The questions are important legally because state law makes it harder to pursue medical-malpractice cases than other types of negligence claims.
Justices, in a 24-page opinion, sided with Cinnette Perry, who was a student in 2008 at the National Deaf Academy in Lake County when a confrontation with staff led to her needing to have part of her left leg amputated.
The Supreme Court unanimously ruled that the injury involved alleged negligence —- not medical malpractice, as the academy argued — and tried to set a framework for deciding similar issues in other cases.
“Limiting medical malpractice claims to those that are directly related to medical care or services, which require the use of professional judgment or skill, ensures that plaintiffs bringing claims of ordinary negligence are not subjected to the complex pre-suit procedures for medical malpractice claims, while still advancing the Legislature’s policy goals of encouraging early settlement and screening out frivolous medical malpractice claims,” said the opinion, written by Justice Barbara Pariente and joined fully by Chief Justice Jorge Labarga and justices Peggy Quince, Charles Canady and Ricky Polston.
Justice R. Fred Lewis concurred in the result but did not sign onto the opinion. Justice Alan Lawson was recused.
Perry’s aunt, Denise Townes, filed a lawsuit against the academy, a residential treatment facility for deaf people with psychiatric conditions. A psychiatrist at the facility evaluated Perry when she was admitted and came up with a plan of care that included techniques to physically restrain her if necessary.
Staff members used those techniques in August 2008 after an incident that included Perry throwing rocks at windows and academy employees and pulling cables and wires to try to disconnect them, the Supreme Court ruling said. But as staff tried to restrain Perry, she fell and was injured, ultimately requiring an amputation above her left knee.
Attorneys for the academy sought to dismiss the lawsuit, contending that it did not comply with pre-suit notice requirements involved in medical-malpractice cases, the Supreme Court opinion said. A circuit judge agreed, dismissing the case. But the 5th District Court of Appeal overturned that decision and said the case involved allegations of ordinary negligence.

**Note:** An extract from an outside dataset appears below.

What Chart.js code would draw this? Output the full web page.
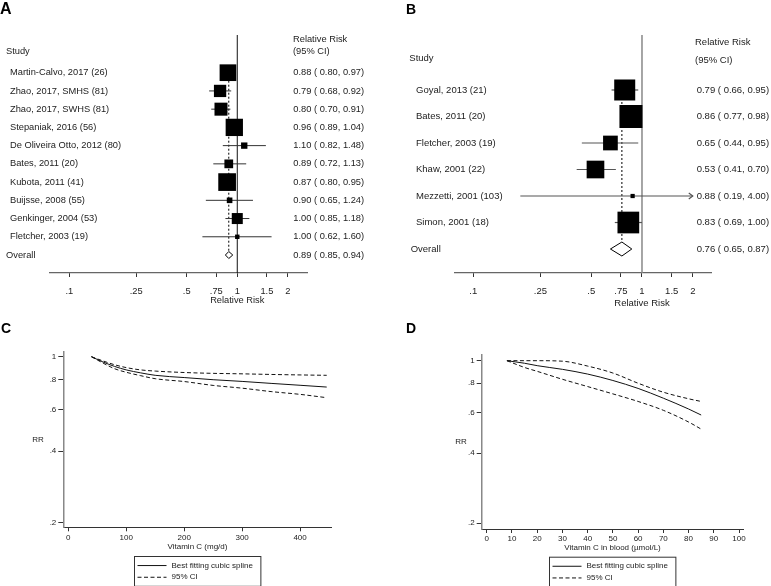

The Supreme Court agreed with the appeals court, saying the claim in the lawsuit “does not arise out of an act that is directly related to medical care or services, which require the use of professional judgment or skill.”
“(We) hold that for a claim to sound in medical malpractice, the act from which the claim arises must be directly related to medical care or services, which require the use of professional judgment or skill,” the opinion said. “This inquiry involves determining whether proving the claim requires the plaintiff to establish that the allegedly negligent act ‘represented a breach of the prevailing professional standard of care,’ as testified to by a qualified medical expert.”

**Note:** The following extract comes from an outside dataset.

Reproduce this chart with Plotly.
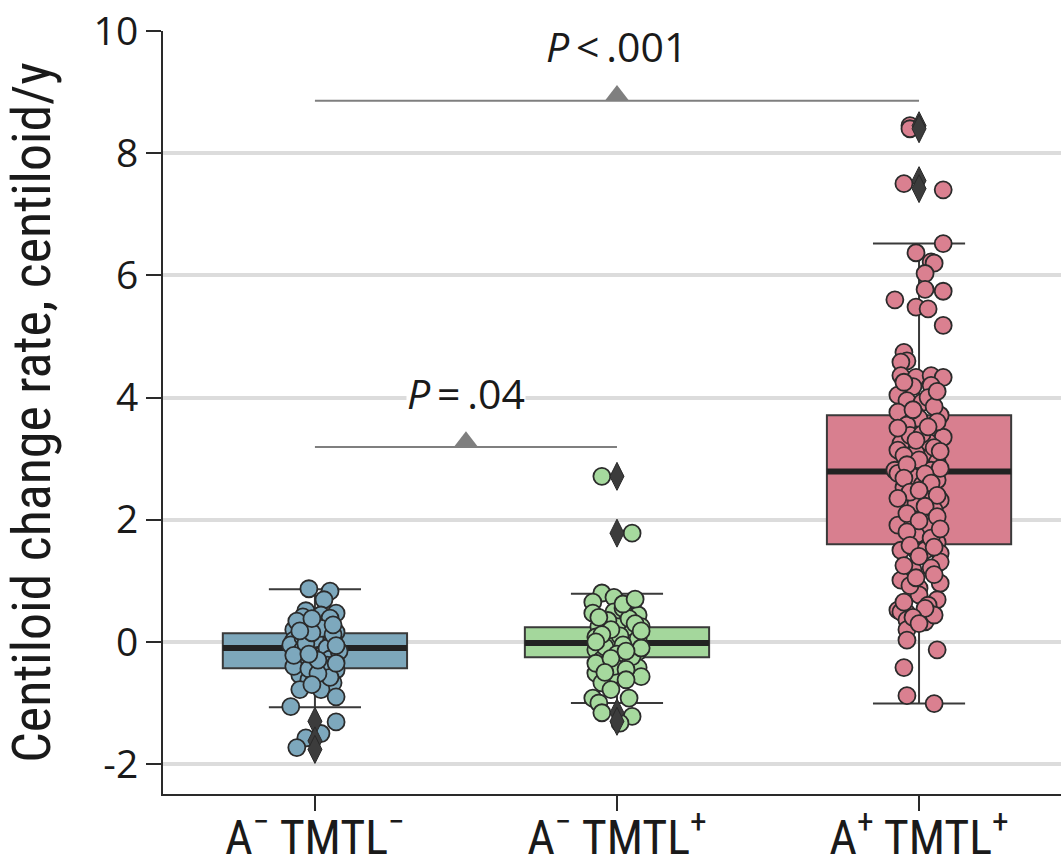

The Supreme Court took up the case, at least in part, because of a conflict between the ruling by the 5th District Court of Appeal and a ruling in an Alachua County case by the 1st District Court of Appeal. The Alachua County case involved a patient who escaped from a psychiatric hospital after taking an employee’s badge and keys and then was killed on Interstate 75.
The 1st District Court of Appeal ruled that the Alachua County case involved an allegation of medical malpractice. In Thursday’s opinion, the Supreme Court disagreed with the 1st District Court of Appeal’s conclusion.
“While it is true that the hospital failed to confine the patient to her locked unit, the estate’s claim arose out of the hospital employee leaving her badge and keys unattended where the patient could access them, not out of any act directly related to medical care or services that required the use of professional judgment or skill,” the Supreme Court opinion said. “Thus, contrary to the First District’s conclusion, medical expert testimony on the professional standard of care would not be necessary for the estate to prove its negligence claim.”